After agreeing (in a loose sense) that they would work together to catch the chickens and then get one per tribe, the group spent a few minutes running around and diving into bushes with minimal success. Then something awesome happened: Chelsea caught both chickens with her bare hands. "Don't mess with the country girl!" she exclaimed proudly. When king of the roost Matt (whom I will refer to as Fake Brad Womack) approached Chelsea rather hostilely about their "deal," Chelsea said she'd have to discuss it with her tribe before she handed over the chicken. Well guess what, boys -- after that stunt you pulled with the axe and supplies that you stole, the girls aren't feeling too generous with their chickens. Go figure.

Fake Brad Womack was not at all pleased by this move, and he got his feathers all ruffled (no, I will not stop making fowl references, but thank you for asking) and suggested to the camera that the girls should give them the chicken as "an apology." HA! Good one, Fake Brad Womack. He went so far as to say that he's "not a ladies' man... I don't care about those girls," which is to be expected from rival tribes, but the thing these idiots are forgetting is that eventually they're all going to have to merge, and then things will get really ugly.

Speaking of looking ahead towards the merge... The men faced the decision of whether to take their hollow victory at the immunity challenge, or play it through and give the girls a chance to stage a comeback without Kourtney, whose injury had rendered the challenge technically over, despite only having completed the first third. Jeff offered them a piece of advice: "The single biggest mistake made in this game is doing decisions early on that no one will forgive you for in the end." Of course, the men promptly ignored this nugget of wisdom and opted to take the victory, much to the surprise and disappointment of the women.
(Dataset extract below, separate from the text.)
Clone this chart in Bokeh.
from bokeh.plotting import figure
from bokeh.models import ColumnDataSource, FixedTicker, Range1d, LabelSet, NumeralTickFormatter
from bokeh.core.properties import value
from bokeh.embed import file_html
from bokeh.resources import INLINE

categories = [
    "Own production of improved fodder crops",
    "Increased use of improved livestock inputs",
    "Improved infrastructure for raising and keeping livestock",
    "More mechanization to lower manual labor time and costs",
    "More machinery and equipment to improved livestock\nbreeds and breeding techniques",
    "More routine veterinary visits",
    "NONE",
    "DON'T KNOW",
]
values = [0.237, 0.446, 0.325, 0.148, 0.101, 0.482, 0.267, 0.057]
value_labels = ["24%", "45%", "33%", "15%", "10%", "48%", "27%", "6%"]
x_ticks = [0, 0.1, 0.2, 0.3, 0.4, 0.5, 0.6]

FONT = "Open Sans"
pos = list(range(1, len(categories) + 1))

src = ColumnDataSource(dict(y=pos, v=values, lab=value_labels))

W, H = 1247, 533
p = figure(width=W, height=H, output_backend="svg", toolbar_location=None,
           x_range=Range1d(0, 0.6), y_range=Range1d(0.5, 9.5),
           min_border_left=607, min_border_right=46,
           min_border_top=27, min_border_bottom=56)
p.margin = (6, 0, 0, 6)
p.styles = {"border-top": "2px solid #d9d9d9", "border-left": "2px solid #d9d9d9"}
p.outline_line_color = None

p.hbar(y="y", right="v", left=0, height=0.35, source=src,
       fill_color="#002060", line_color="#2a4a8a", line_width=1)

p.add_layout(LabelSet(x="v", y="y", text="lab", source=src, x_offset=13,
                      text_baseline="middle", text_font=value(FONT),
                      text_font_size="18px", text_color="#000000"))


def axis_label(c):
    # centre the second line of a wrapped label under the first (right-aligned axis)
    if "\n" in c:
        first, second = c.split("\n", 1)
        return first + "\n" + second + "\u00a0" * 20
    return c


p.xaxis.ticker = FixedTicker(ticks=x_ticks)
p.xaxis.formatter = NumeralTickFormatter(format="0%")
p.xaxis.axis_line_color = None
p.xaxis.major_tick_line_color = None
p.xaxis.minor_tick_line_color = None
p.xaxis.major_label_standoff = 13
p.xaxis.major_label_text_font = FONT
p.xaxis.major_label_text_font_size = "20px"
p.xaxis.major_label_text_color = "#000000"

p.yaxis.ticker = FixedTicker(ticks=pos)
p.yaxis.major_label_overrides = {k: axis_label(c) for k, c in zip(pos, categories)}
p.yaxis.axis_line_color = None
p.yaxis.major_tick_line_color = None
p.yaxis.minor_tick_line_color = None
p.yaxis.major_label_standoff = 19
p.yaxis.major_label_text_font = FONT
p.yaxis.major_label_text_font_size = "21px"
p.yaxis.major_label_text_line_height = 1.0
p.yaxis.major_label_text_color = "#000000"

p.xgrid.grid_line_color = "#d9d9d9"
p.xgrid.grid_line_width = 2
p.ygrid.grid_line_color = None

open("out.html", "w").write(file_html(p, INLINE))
The women were understandably upset, and questioned the men's pride. Kim commented that, being from Texas, she's used to chivalrous men, but I guess there's a reason why it's not "Out-chival, Outlast, Outplay." I can see where both tribes are coming from. On the one hand, this is Survivor, and in terms of strategy, why turn down immunity when it's offered to you? At the same time, it was a crummy way to win, and I can totally understand the girls feeling cheated and resentful after all the other shenanigans with the stolen axe and the fire and everything.

Unfortunately, this frustration with the men and with each other came to a boil at tribal council, where Alicia and Christina got into a heated argument over Christina's deal with the boys to get fire (which was definitely better than the semi-joking suggestion that Monica pole dance naked in exchange for fire). This was the first tribal council I can remember where Jeff actually looked scared.

At first it seemed like Alicia was the more threatening one of the two women, but when Christina whipped her head around and shouted "BECAUSE YOU'RE WRONG," I was legitimately afraid she was going to strangle Alicia with her buff. Like I said, I always feel like women are poorly represented on this show, and this week's tribal council was indeed a train wreck. At least the men seem almost equally incompetent. I mean, considering two of the men have some form of Tarzan nicknames, I'd say the scale of stupidity between the tribes is pretty evenly balanced.

The big question is, who wins the award for the dumbest line of the night? Is it Fake Brad Womack, who announced (with a completely straight face), "There's a lot of manly men around here," while explaining why he thought Colton (who is gay) might find it difficult to fit in with his all-male tribe. (Frankly, I didn't think he would've had much trouble at all, considering how homoerotic it was watching Jay, Michael, and Fake Brad Womack walking around shirtless carrying large bamboo sticks, talking about their manliness and how they were going to make it to the end together.) Or does the dunce cap crown go to Kat, who asked what "ambiance" meant?

It's clear that this cast of survivors is certainly skewed towards the lower end of the IQ range. (Is that why they hid the immunity idol in the most obvious hollowed-out log on the planet?) But hey, at least Chelsea can wrangle chickens.